夏場にはいばらMIRAIクラブが主体になって、屋台でかき氷を出すなどしてPR。まだ数は少ないが、さっそく年に2回使ってもらうことの決まった業者もある。さらに小学生と一緒に「雲井の里」でかけるBGMをつくる取組みにも関わった。

地域住民への浸透が課題

MIRAIクラブの活動は、若い人たち同士の交流を生む一つのきっかけにもなっている。  
「同級生が多いので、LINEでみんなつながって、じゃあ次の会議いつやろうかって感じで日を決めています。こういうことでもなければ、なかなか会う機会もないので」(藤井さん)
 
ライフステージも近く、言いたいことが言い合える同世代。
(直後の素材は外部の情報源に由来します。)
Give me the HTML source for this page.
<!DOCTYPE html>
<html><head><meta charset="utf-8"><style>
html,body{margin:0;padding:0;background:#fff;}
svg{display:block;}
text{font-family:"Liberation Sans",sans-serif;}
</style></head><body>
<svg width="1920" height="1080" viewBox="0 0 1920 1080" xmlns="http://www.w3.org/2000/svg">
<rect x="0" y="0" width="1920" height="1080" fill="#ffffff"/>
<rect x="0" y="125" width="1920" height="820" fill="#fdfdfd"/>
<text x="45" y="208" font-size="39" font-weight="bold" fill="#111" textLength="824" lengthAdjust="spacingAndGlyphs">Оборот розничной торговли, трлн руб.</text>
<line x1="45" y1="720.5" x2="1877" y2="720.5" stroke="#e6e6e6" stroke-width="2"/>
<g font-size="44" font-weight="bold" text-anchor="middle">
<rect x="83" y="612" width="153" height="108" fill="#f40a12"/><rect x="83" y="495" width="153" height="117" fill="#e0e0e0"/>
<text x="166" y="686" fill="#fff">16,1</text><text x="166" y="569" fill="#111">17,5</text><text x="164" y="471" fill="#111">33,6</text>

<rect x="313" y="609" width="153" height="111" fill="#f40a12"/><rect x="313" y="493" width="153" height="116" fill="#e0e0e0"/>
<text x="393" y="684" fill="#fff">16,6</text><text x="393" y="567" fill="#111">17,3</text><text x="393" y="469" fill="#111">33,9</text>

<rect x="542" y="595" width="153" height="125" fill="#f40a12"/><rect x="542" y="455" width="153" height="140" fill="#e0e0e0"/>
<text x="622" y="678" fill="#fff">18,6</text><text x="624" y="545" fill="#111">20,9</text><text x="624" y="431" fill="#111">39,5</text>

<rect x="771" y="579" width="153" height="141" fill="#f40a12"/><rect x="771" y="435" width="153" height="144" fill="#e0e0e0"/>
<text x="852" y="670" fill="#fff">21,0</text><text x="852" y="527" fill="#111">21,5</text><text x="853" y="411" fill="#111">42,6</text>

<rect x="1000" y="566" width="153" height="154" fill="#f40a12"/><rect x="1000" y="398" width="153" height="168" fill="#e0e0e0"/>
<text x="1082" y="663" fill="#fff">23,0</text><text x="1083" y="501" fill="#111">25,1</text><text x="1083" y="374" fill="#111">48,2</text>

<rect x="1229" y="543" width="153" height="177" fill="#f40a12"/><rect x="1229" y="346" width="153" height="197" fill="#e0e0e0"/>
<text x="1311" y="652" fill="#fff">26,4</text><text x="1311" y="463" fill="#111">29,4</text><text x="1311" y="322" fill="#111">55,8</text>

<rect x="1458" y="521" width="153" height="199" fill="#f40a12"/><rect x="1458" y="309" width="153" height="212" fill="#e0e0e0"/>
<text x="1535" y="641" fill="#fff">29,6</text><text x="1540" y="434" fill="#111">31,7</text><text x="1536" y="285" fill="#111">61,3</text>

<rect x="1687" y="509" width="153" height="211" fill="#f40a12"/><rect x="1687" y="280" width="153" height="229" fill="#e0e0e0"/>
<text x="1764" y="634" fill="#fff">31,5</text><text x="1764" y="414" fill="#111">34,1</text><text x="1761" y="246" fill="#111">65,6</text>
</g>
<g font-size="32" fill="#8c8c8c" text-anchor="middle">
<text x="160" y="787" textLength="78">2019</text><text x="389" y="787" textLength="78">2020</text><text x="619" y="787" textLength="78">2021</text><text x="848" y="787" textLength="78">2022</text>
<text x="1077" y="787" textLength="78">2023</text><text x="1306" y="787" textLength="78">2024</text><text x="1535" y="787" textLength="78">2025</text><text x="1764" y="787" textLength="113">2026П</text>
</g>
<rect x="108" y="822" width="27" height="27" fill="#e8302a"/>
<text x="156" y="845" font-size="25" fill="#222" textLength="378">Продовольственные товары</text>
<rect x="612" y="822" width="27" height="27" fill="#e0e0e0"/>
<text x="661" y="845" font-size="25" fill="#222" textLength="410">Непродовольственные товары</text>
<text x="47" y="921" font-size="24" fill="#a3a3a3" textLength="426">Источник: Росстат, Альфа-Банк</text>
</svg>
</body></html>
普段から顔を合わせていれば、悩みや困りごとが生じた際に相談しやすい。活動の過程で、そうした支え合えるプラットフォームができていくのも、ちくせんの一つの利点だろう。
 
一方で、まだまだちくせん自体が地域住民には浸透していないと鳥居さんは話す。
 
「関わっている人たちは一生懸命活動しとっても、勝手にやっとるって言われたり。そこでちくせんの取組を発信するための広報紙を配布し始めました。ちゃんと配ってますから見てくださいねと言えますから」
 
大田さんは、役の任期も問題だと話す。
 
「役のときはみんな一生懸命やるんですよ。でも終わりがありますからね。新しい人が入るとまた一からスタートになる。任期の3年くらいじゃなかなか本格的な動きにならんのです」
 
直接活動に携わらない人たちをどう巻き込んでいくか。さらには地域のことを、どう自分ごととして捉えてもらうか。井原以外にも同様の悩みを抱える地区は多く、これはちくせん全体の課題とも言えるだろう。